Establish how many lines in the material include the string "this" and report it as a lone number.

(Entries with chart source code)
★ ★ ★ ★ ★

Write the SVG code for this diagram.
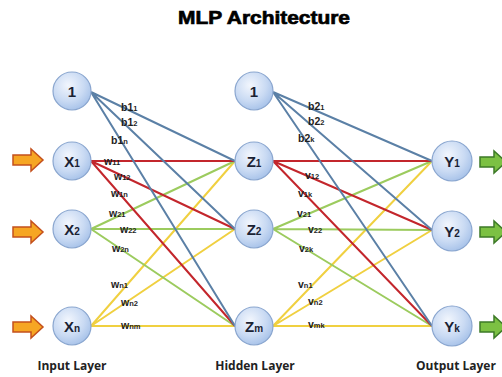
<svg xmlns="http://www.w3.org/2000/svg" width="502" height="377" viewBox="0 0 502 377">
<defs>
<radialGradient id="nodeGrad" cx="0.4" cy="0.35" r="0.7">
<stop offset="0" stop-color="#f2f6fd"/>
<stop offset="0.6" stop-color="#c9daf3"/>
<stop offset="1" stop-color="#a4c0e8"/>
</radialGradient>
</defs>
<style>
.node{fill:url(#nodeGrad);stroke:#8aa6cf;stroke-width:1.2}
.nt{font-family:"Liberation Sans",Arial,sans-serif;font-weight:bold;font-size:15px;fill:#1a2233;text-anchor:middle}
.lbl{font-family:"Liberation Sans",Arial,sans-serif;font-weight:bold;font-size:10.5px;fill:#1e1e1e}
.sub{font-size:7.5px}
.layer{font-family:"Open Sans","Liberation Sans",sans-serif;font-weight:bold;font-size:12px;fill:#222;text-anchor:middle}
.bl{stroke:#5b80a6;stroke-width:2;fill:none}
.rd{stroke:#c3262c;stroke-width:2;fill:none}
.gr{stroke:#9ccb5e;stroke-width:2;fill:none}
.yl{stroke:#f0d040;stroke-width:2;fill:none}
.inarrow{fill:#f6a623;stroke:#c4501c;stroke-width:1.5}
.outarrow{fill:#7cc143;stroke:#3d7a27;stroke-width:1.5}
</style>
<rect width="502" height="377" fill="#ffffff"/>
<text x="264" y="24" font-family="'Liberation Sans',Arial,sans-serif" font-weight="bold" font-size="19" text-anchor="middle" fill="#000" stroke="#000" stroke-width="0.7" textLength="172" lengthAdjust="spacingAndGlyphs">MLP Architecture</text>
<g id="connectors">
<path class="yl" d="M91,326 L235,161 M91,326 L235,229 M91,326 L235,326"/>
<path class="gr" d="M91,229 L235,161 M91,229 L235,229 M91,229 L235,326"/>
<path class="rd" d="M91,161 L235,161 M91,161 L235,229 M91,161 L235,326"/>
<path class="bl" d="M91,92 L235,161 M91,92 L235,229 M91,92 L235,326"/>
<path class="yl" d="M273,326 L432,161 M273,326 L432,230 M273,326 L432,326"/>
<path class="gr" d="M273,229 L432,161 M273,229 L432,230 M273,229 L432,326"/>
<path class="rd" d="M273,161 L432,161 M273,161 L432,230 M273,161 L432,326"/>
<path class="bl" d="M273,92 L432,161 M273,92 L432,230 M273,92 L432,326"/>
</g>
<g id="labels">
<text class="lbl" x="121" y="111">b1<tspan class="sub">1</tspan></text>
<text class="lbl" x="121" y="126">b1<tspan class="sub">2</tspan></text>
<text class="lbl" x="111" y="144">b1<tspan class="sub">n</tspan></text>
<text class="lbl" x="104" y="165">w<tspan class="sub">11</tspan></text>
<text class="lbl" x="114" y="180">w<tspan class="sub">12</tspan></text>
<text class="lbl" x="111" y="197">w<tspan class="sub">1n</tspan></text>
<text class="lbl" x="109" y="217">w<tspan class="sub">21</tspan></text>
<text class="lbl" x="120" y="233">w<tspan class="sub">22</tspan></text>
<text class="lbl" x="112" y="252">w<tspan class="sub">2n</tspan></text>
<text class="lbl" x="111" y="288">w<tspan class="sub">n1</tspan></text>
<text class="lbl" x="121" y="306">w<tspan class="sub">n2</tspan></text>
<text class="lbl" x="121" y="329">w<tspan class="sub">nm</tspan></text>
<text class="lbl" x="308" y="110">b2<tspan class="sub">1</tspan></text>
<text class="lbl" x="308" y="125">b2<tspan class="sub">2</tspan></text>
<text class="lbl" x="298" y="142">b2<tspan class="sub">k</tspan></text>
<text class="lbl" x="305" y="179">v<tspan class="sub">12</tspan></text>
<text class="lbl" x="298" y="197">v<tspan class="sub">1k</tspan></text>
<text class="lbl" x="297" y="217">v<tspan class="sub">21</tspan></text>
<text class="lbl" x="308" y="233">v<tspan class="sub">22</tspan></text>
<text class="lbl" x="299" y="252">v<tspan class="sub">2k</tspan></text>
<text class="lbl" x="298" y="288">v<tspan class="sub">n1</tspan></text>
<text class="lbl" x="308" y="305">v<tspan class="sub">n2</tspan></text>
<text class="lbl" x="308" y="328">v<tspan class="sub">mk</tspan></text>
</g>
<g id="arrows">
<path class="inarrow" d="M13,155 L31,155 L31,149 L43,160 L31,171 L31,165 L13,165 Z"/>
<path class="inarrow" d="M13,227 L31,227 L31,221 L43,232 L31,243 L31,237 L13,237 Z"/>
<path class="inarrow" d="M13,322 L31,322 L31,316 L43,327 L31,338 L31,332 L13,332 Z"/>
<path class="outarrow" d="M480,157 L494,157 L494,151 L506,162 L494,173 L494,167 L480,167 Z"/>
<path class="outarrow" d="M480,227 L494,227 L494,221 L506,232 L494,243 L494,237 L480,237 Z"/>
<path class="outarrow" d="M480,322 L494,322 L494,316 L506,327 L494,338 L494,332 L480,332 Z"/>
</g>
<g id="node-b1"><circle class="node" cx="72" cy="91" r="19"/><text class="nt" x="72" y="97">1</text></g>
<g id="node-x1"><circle class="node" cx="72" cy="161" r="19"/><text class="nt" x="72" y="167">X<tspan font-size="10">1</tspan></text></g>
<g id="node-x2"><circle class="node" cx="72" cy="229" r="19"/><text class="nt" x="72" y="235">X<tspan font-size="10">2</tspan></text></g>
<g id="node-xn"><circle class="node" cx="72" cy="326" r="19"/><text class="nt" x="72" y="332">X<tspan font-size="10">n</tspan></text></g>
<g id="node-b2"><circle class="node" cx="254" cy="91" r="19"/><text class="nt" x="254" y="97">1</text></g>
<g id="node-z1"><circle class="node" cx="254" cy="161" r="19"/><text class="nt" x="254" y="167">Z<tspan font-size="10">1</tspan></text></g>
<g id="node-z2"><circle class="node" cx="254" cy="229" r="19"/><text class="nt" x="254" y="235">Z<tspan font-size="10">2</tspan></text></g>
<g id="node-zm"><circle class="node" cx="254" cy="326" r="19"/><text class="nt" x="254" y="332">Z<tspan font-size="10">m</tspan></text></g>
<g id="node-y1"><circle class="node" cx="452" cy="161" r="20"/><text class="nt" x="452" y="167">Y<tspan font-size="10">1</tspan></text></g>
<g id="node-y2"><circle class="node" cx="452" cy="231" r="20"/><text class="nt" x="452" y="237">Y<tspan font-size="10">2</tspan></text></g>
<g id="node-yk"><circle class="node" cx="452" cy="326" r="20"/><text class="nt" x="452" y="332">Y<tspan font-size="10">k</tspan></text></g>
<g id="layer-labels">
<text class="layer" x="72" y="370">Input Layer</text>
<text class="layer" x="255" y="370">Hidden Layer</text>
<text class="layer" x="456" y="370">Output Layer</text>
</g>
</svg>
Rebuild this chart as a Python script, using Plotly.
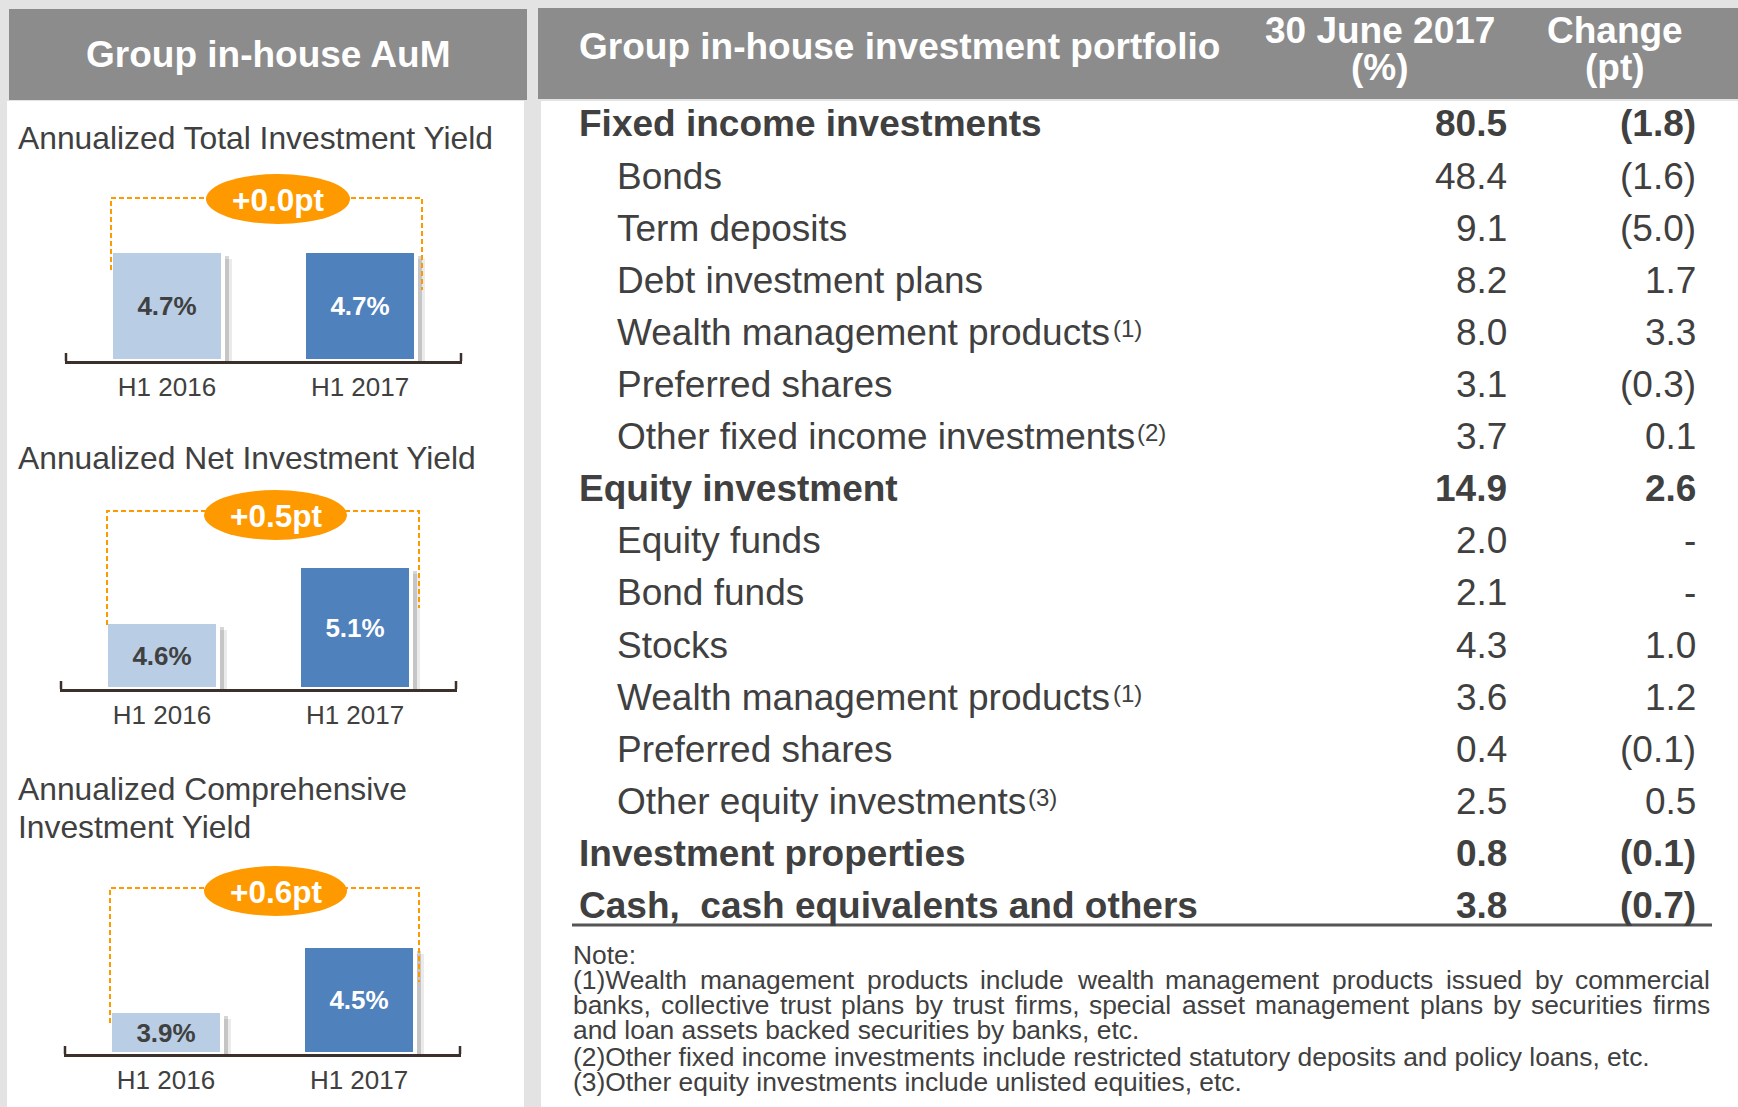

★ ★ ★ ★ ★

Answer to the task >> 2